I'm using the following IIS Rewrite Rule to block as many bots as possible.
<rule name="BotBlock" stopProcessing="true">
<match url=".*" />
<conditions>
<add input="{HTTP_USER_AGENT}" pattern="^$|\b(?!.*googlebot.*\b)\w*(?:bot|crawl|spider)\w*" />
</conditions>
<action type="CustomResponse" statusCode="403" statusReason="Forbidden" statusDescription="Forbidden" />
</rule>
The goal is to block all user agents with the parts bot, crawl or spider in it, but allow the Google Bot. This works to an extend. But the problem is that the second part of the regex is also triggered, even if "googlebot" is found in the string.

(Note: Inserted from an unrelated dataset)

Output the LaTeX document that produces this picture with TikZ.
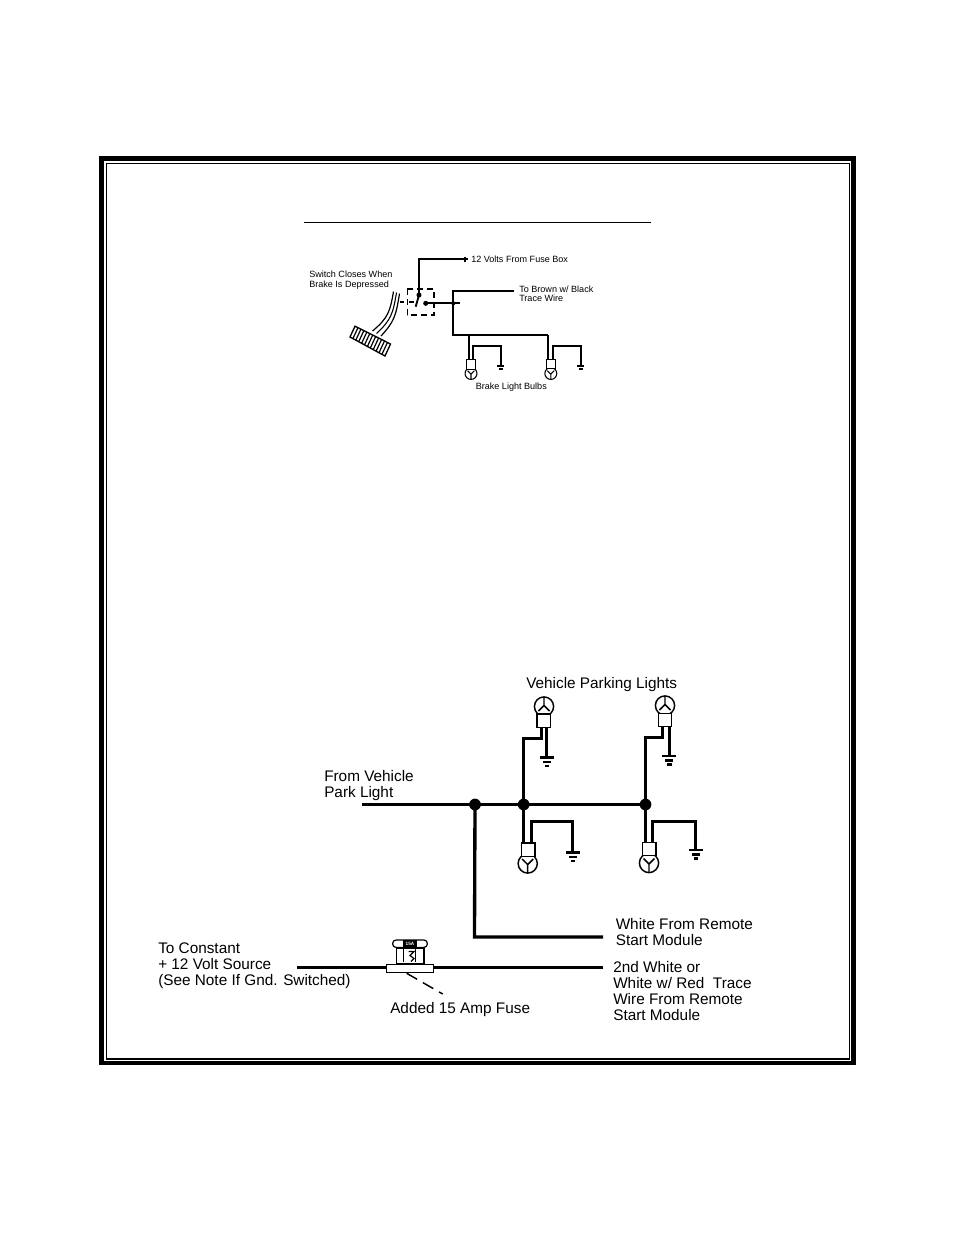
\documentclass[tikz,border=0pt]{standalone}
\usepackage{fontspec}
\setmainfont{Liberation Sans}
\tikzset{
  bigwire/.style={line width=2.5pt},
  smallwire/.style={line width=1.4pt},
  biglabel/.style={anchor=north west,align=left,inner sep=0pt,
    font=\fontsize{11.5pt}{11.85pt}\selectfont},
  smalllabel/.style={anchor=north west,align=left,inner sep=0pt,
    font=\fontsize{6.8pt}{7.2pt}\selectfont},
  junction/.style={circle,fill=black,inner sep=0pt,minimum size=8.8pt},
  smalldot/.style={circle,fill=black,inner sep=0pt,minimum size=3.8pt},
  bigsocket/.style={draw,fill=white,line width=1.1pt,inner sep=0pt,
    minimum width=10pt,minimum height=10pt},
  smallsocket/.style={draw,fill=white,line width=.8pt,inner sep=0pt,
    minimum width=6.6pt,minimum height=7.4pt},
  globe/.pic={
    \draw[fill=white] (0,0) circle (9.6);
    \draw (0,1) -- (-5.5,-4.5) (0,1) -- (5.5,-4.5) (0,1) -- (0,9.6);
  },
  gnd/.pic={
    \draw[line width=1.8pt] (-7,0) -- (7,0);
    \draw[line width=1.7pt] (-4,4.4) -- (4,4.4);
    \draw[line width=1.8pt] (-2.2,8.6) -- (2.2,8.6);
  },
  tinygnd/.pic={
    \draw[line width=1.5pt] (-3.7,0) -- (3.7,0);
    \draw[line width=1.6pt] (-2,3.5) -- (2,3.5);
  }
}
\begin{document}
\begin{tikzpicture}[x=.75pt,y=-.75pt]
  \useasboundingbox (0,0) rectangle (954,1235);
  % frame
  \draw[line width=3.4pt] (101.5,158.5) rectangle (853.5,1063);
  \draw[line width=.8pt] (106.3,163.5) rectangle (849.3,1059);
  \draw[line width=.75pt] (304,222) -- (651,222);

  % brake switch
  \coordinate (fusebox) at (465,259);
  \coordinate (brown) at (514,291);
  \coordinate (tee) at (453.3,291);
  \coordinate (lowtee) at (453.3,335);
  \coordinate (split) at (453.3,303.3);
  \node[smalldot] (contactA) at (419,295) {};
  \node[smalldot] (contactB) at (425.7,303.3) {};
  \node[smalldot,minimum size=3pt] (splitdot) at (split) {};
  \draw[line width=1pt,dash pattern=on 4.5pt off 3pt] (407.3,289) rectangle (434,315);
  \draw[smallwire] (contactA.center) -- (419,259) -- (fusebox);
  \draw[line width=.8pt] (462.5,259) -- (467.5,259) (465,256.5) -- (465,261.5);
  \draw[smallwire] (contactA.center) -- (415.7,306.7);
  \draw[smallwire] (400,301.7) -- (404,301.7) (409,301.7) -- (413.5,301.7);
  \draw[smallwire] (contactB.center) -- (460,303.3);
  \draw[smallwire] (brown) -- (tee) -- (lowtee) -- (548.3,335);

  % pedal
  \draw[line width=1pt,fill=white] (355,326.2) -- (390.5,344) -- (385,356) -- (350,337) -- cycle;
  \foreach \i in {1,...,11}
    \draw[line width=.9pt] ({355+2.95*\i},{326.2+1.48*\i}) -- ({350+2.9*\i},{337+1.58*\i});
  \draw[line width=.9pt] (393.5,291.5) .. controls (390,312) and (388,318) .. (372.5,331);
  \draw[line width=.8pt] (396.5,292.5) .. controls (393,314) and (391,320) .. (376.5,333.5);
  \draw[line width=.9pt] (399.5,293.5) .. controls (396,316) and (394,322) .. (381,336);

  % brake bulbs
  \pic[scale=.62,line width=.8pt] at (471,373.5) {globe};
  \pic[scale=.62,line width=.8pt] at (550.8,373.5) {globe};
  \node[smallsocket] (sockA) at (471.2,364.5) {};
  \node[smallsocket] (sockB) at (550.8,364) {};
  \coordinate (gndA) at (500.7,365.5);
  \coordinate (gndB) at (580.7,365.5);
  \draw[smallwire] (469,335) -- (469,360);
  \draw[smallwire] (548.3,335) -- (548.3,359.5);
  \draw[smallwire] (472.7,360) -- (472.7,346) -- (500.7,346) -- (gndA);
  \draw[smallwire] (552.7,359.5) -- (552.7,346) -- (580.7,346) -- (gndB);
  \pic at (gndA) {tinygnd};
  \pic at (gndB) {tinygnd};

  \node[smalllabel] (fuseboxtext) at (471,255.7) {12 Volts From Fuse Box};
  \node[smalllabel] (closestext) at (309,270.7) {Switch Closes When\\Brake Is Depressed};
  \node[smalllabel] (browntext) at (519,285.5) {To Brown w/ Black\\Trace Wire};
  \node[smalllabel] (bulbstext) at (475.5,382.7) {Brake Light Bulbs};

  % parking lights
  \coordinate (parkin) at (362,804.5);
  \coordinate (whiteend) at (603,937);
  \node[junction] (jA) at (475,804.5) {};
  \node[junction] (jB) at (523.7,804.5) {};
  \node[junction] (jC) at (645.5,804.5) {};
  \draw[bigwire] (parkin) -- (jA.center) -- (jB.center) -- (jC.center);
  \draw[bigwire] (jA.center) -- (474.5,937) -- (whiteend);

  \pic[yscale=-1,line width=1.1pt] at (544,706.5) {globe};
  \pic[yscale=-1,line width=1.1pt] at (665,705.5) {globe};
  \pic[line width=1.1pt] at (527.7,863.5) {globe};
  \pic[line width=1.1pt] at (649,863) {globe};
  \node[bigsocket] (topA) at (543.7,720.8) {};
  \node[bigsocket] (topB) at (665,720) {};
  \node[bigsocket] (lowA) at (528.3,849.6) {};
  \node[bigsocket] (lowB) at (649.2,849) {};

  \draw[bigwire] (jB.center) -- (523.7,738.3) -- (541.5,738.3) -- (541.5,727.5);
  \draw[bigwire] (jC.center) -- (645.5,737.7) -- (662.3,737.7) -- (662.3,727);
  \draw[bigwire] (jB.center) -- (523.7,843);
  \draw[bigwire] (jC.center) -- (645.5,842.5);
  \draw[bigwire] (531.7,843) -- (531.7,821.7) -- (572.7,821.7) -- (572.7,852);
  \draw[bigwire] (652.3,842.5) -- (652.3,821.7) -- (695.7,821.7) -- (695.7,850);
  \draw[bigwire] (546.7,727.5) -- (546.7,757.5);
  \draw[bigwire] (669.3,727) -- (669.3,756);
  \pic at (547,757.5) {gnd};
  \pic at (669.3,756) {gnd};
  \pic at (573,852.3) {gnd};
  \pic at (696,850) {gnd};

  % fuse
  \coordinate (constant) at (297,967.7);
  \coordinate (secondend) at (603,967.7);
  \draw[bigwire] (constant) -- (secondend);
  \node[draw,fill=white,line width=1.1pt,inner sep=0pt,minimum width=35pt,minimum height=6.2pt] (fusebase) at (410,968.5) {};
  \node[draw,line width=1.1pt,inner sep=0pt,minimum width=20.5pt,minimum height=12pt] (fusebody) at (410.3,956) {};
  \node[draw,fill=white,rounded corners=2.5pt,line width=.9pt,inner sep=0pt,minimum width=26pt,minimum height=5.5pt] (fusetop) at (410,943.7) {};
  \node[fill=black,inner sep=0pt,minimum width=11pt,minimum height=5pt,text=white,font=\fontsize{3.5pt}{4pt}\selectfont\bfseries] (fuserate) at (410,943.7) {15A};
  \draw[line width=.6pt] (403.5,949) -- (403.5,962) (415,949) -- (415,962);
  \draw[line width=.9pt] (408.5,951.5) -- (414,951.5) -- (410,955.5) -- (414,958.5) -- (411,961.5);
  \draw[line width=1.1pt,dash pattern=on 9pt off 5pt] (406.7,973.3) -- (442.7,994);

  % labels
  \node[biglabel] (parkhead) at (526,677) {Vehicle Parking Lights};
  \node[biglabel] (parktext) at (324,770) {From Vehicle\\Park Light};
  \node[biglabel] (whitetext) at (615.5,918.5) {White From Remote\\Start Module};
  \node[biglabel] (secondtext) at (613,961.5) {2nd White or\\White w/ Red~~Trace\\Wire From Remote\\Start Module};
  \node[biglabel] (constanttext) at (158,943) {To Constant\\+ 12 Volt Source\\(See Note If Gnd. Switched)};
  \node[biglabel] (fusetext) at (390,1002) {Added 15 Amp Fuse};
\end{tikzpicture}
\end{document}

Below some examples what mean:
Googlebot/2.1 (+http://www.google.com)
Works fine, the 'bot' part in googlebot is ignored and the request is permitted.
Googlebot/2.1 (+http://www.google.com/bot.html)
Does not work, still triggers on the second 'bot' in the string and the request is blocked
KHTML, like Gecko; compatible; bingbot
Works fine, is triggered on the bot in bingbot and the request is blocked
So can someone help me to change the rexeg so the string with Googlebot/2.1 (+http://www.google.com/bot.html)
is allowed?
I'm not familiar with IIS's exact regex flavor (presumably .NET) but this should work if you can enable case-insensitive regex'ing:
^(?!.*googlebot).*(?:bot|crawl|spider)
Explanation:
^
- start line anchor(?!.*googlebot)
- ahead of me, the word "googlebot" does not exist.*(?:bot|crawl|spider)
- capture everything leading up to a positive match of the word "bot", "crawl", or "spider"The combination of negative look-ahead and positive forward capturing produces an implicit and
condition in regex; both must be true in order for the regex to register a match.
https://regex101.com/r/ri6Qs7/1
To note: I am not sure why your regex starts with ^$|
unless you are purposely looking to provide a 403 to requests with an empty user agent.